Here we can use the original train and test set again.

In [None]:
# update the training arguments with the best hyperparameters
for k,v in best_run.hyperparameters.items():
    setattr(train_args, k, v)
print("\n", train_args)

# hp-search with hf causes errors with FP16 for some reason
#setattr(train_args, "fp16", False)
#setattr(train_args, "fp16_full_eval", False)

In [None]:
# reinitialize the model to avoid re-using a trained model from a step further above
#model_name = "XXX"  
tokenizer = AutoTokenizer.from_pretrained(model_name, use_fast=True, model_max_length=512)

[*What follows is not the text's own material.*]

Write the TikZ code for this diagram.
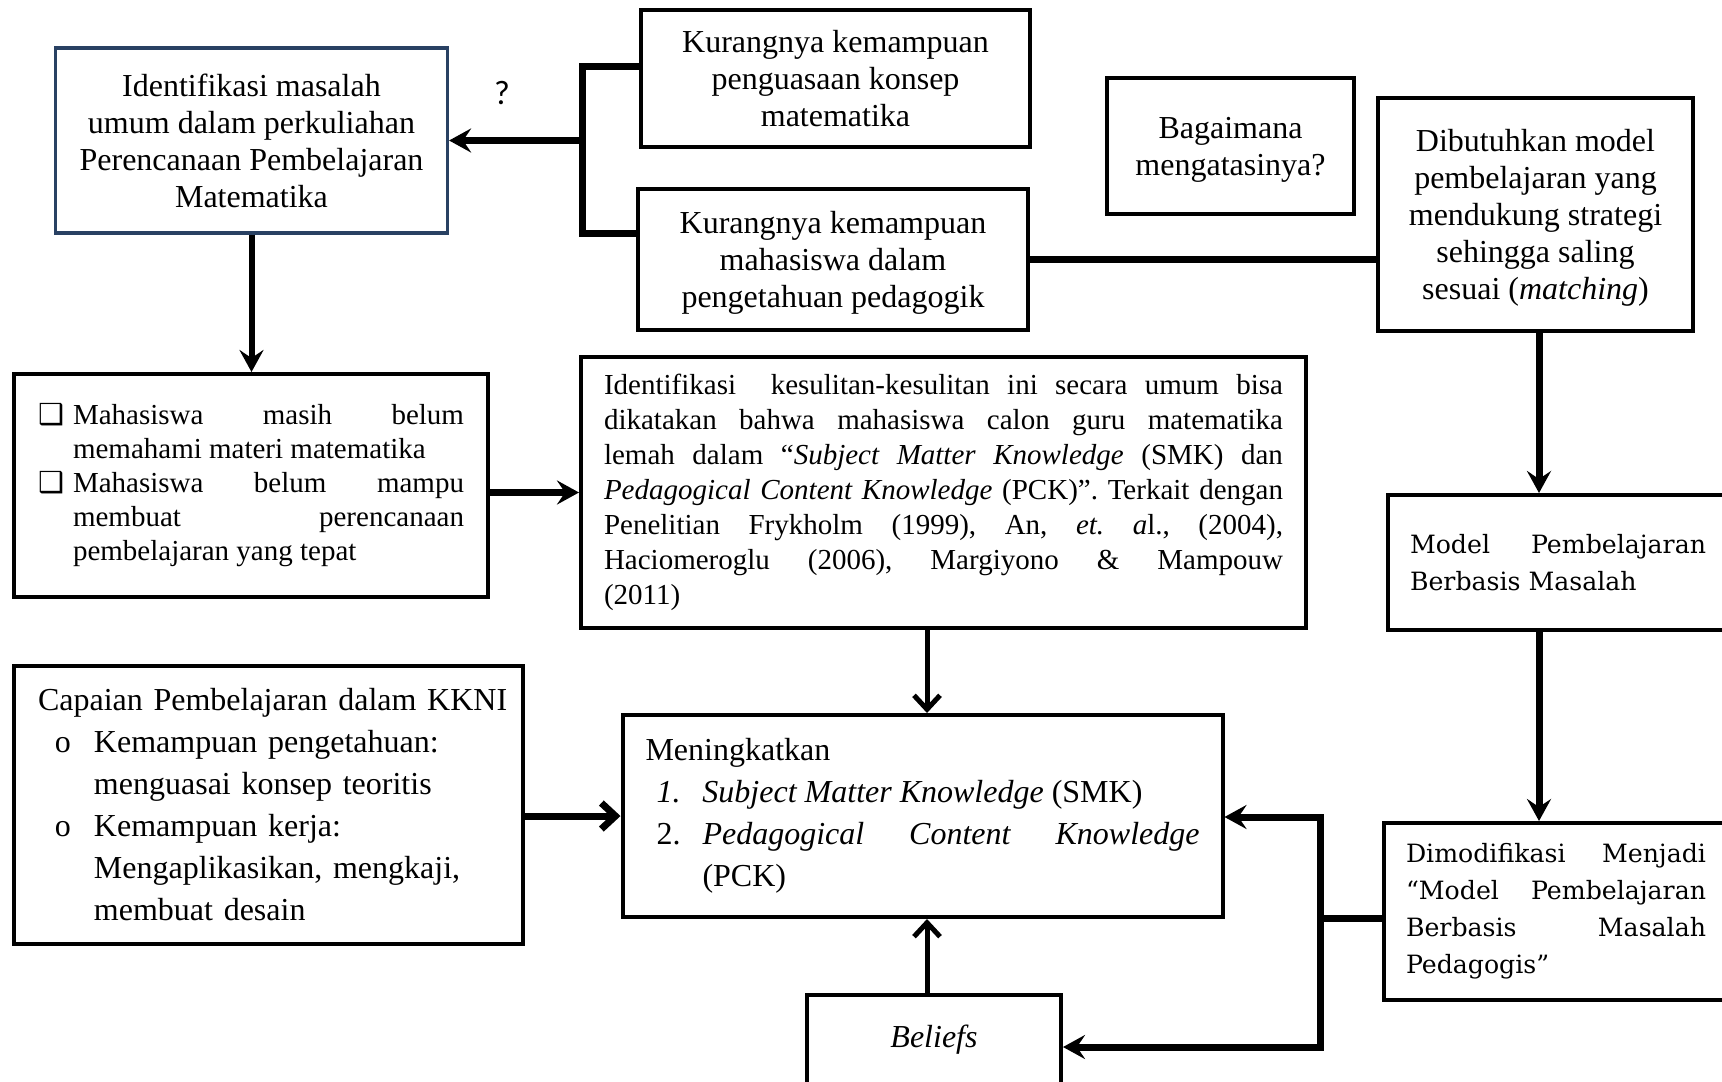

# link the numeric labels to the label texts
label_text = np.sort(df_test.label_text.unique()).tolist()
label2id = dict(zip(np.sort(label_text), np.sort(pd.factorize(label_text, sort=True)[0]).tolist()))
id2label = dict(zip(np.sort(pd.factorize(label_text, sort=True)[0]).tolist(), np.sort(label_text)))
config = AutoConfig.from_pretrained(model_name, label2id=label2id, id2label=id2label, num_labels=len(label2id));

# load model with config
model = AutoModelForSequenceClassification.from_pretrained(model_name, config=config, ignore_mismatched_sizes=True);


In [None]:
# Training
trainer = Trainer( 
    model=model,
    tokenizer=tokenizer,
    args=train_args,
    train_dataset=dataset["train"],  #.shard(index=1, num_shards=100),  # https://huggingface.co/docs/datasets/processing.html#sharding-the-dataset-shard
    eval_dataset=dataset["test"],  #.shard(index=1, num_shards=100),  
    compute_metrics=lambda eval_pred: compute_metrics_nli_binary(eval_pred, label_text_alphabetical=label_text_alphabetical)  
)

trainer.train()


In [None]:
## Evaluate the fine-tuned model on the held-out test set
results = trainer.evaluate()


In [None]:
print(results)

Note that hyperparameter searches do not necessarily lead to better results, as they need to be searched on a smaller validation set of the train set, which might impact generalisation. Especially for smaller training sets, hyperparameter searches might lead to similar values as good default values. The default values discussed in the paper often provide good results.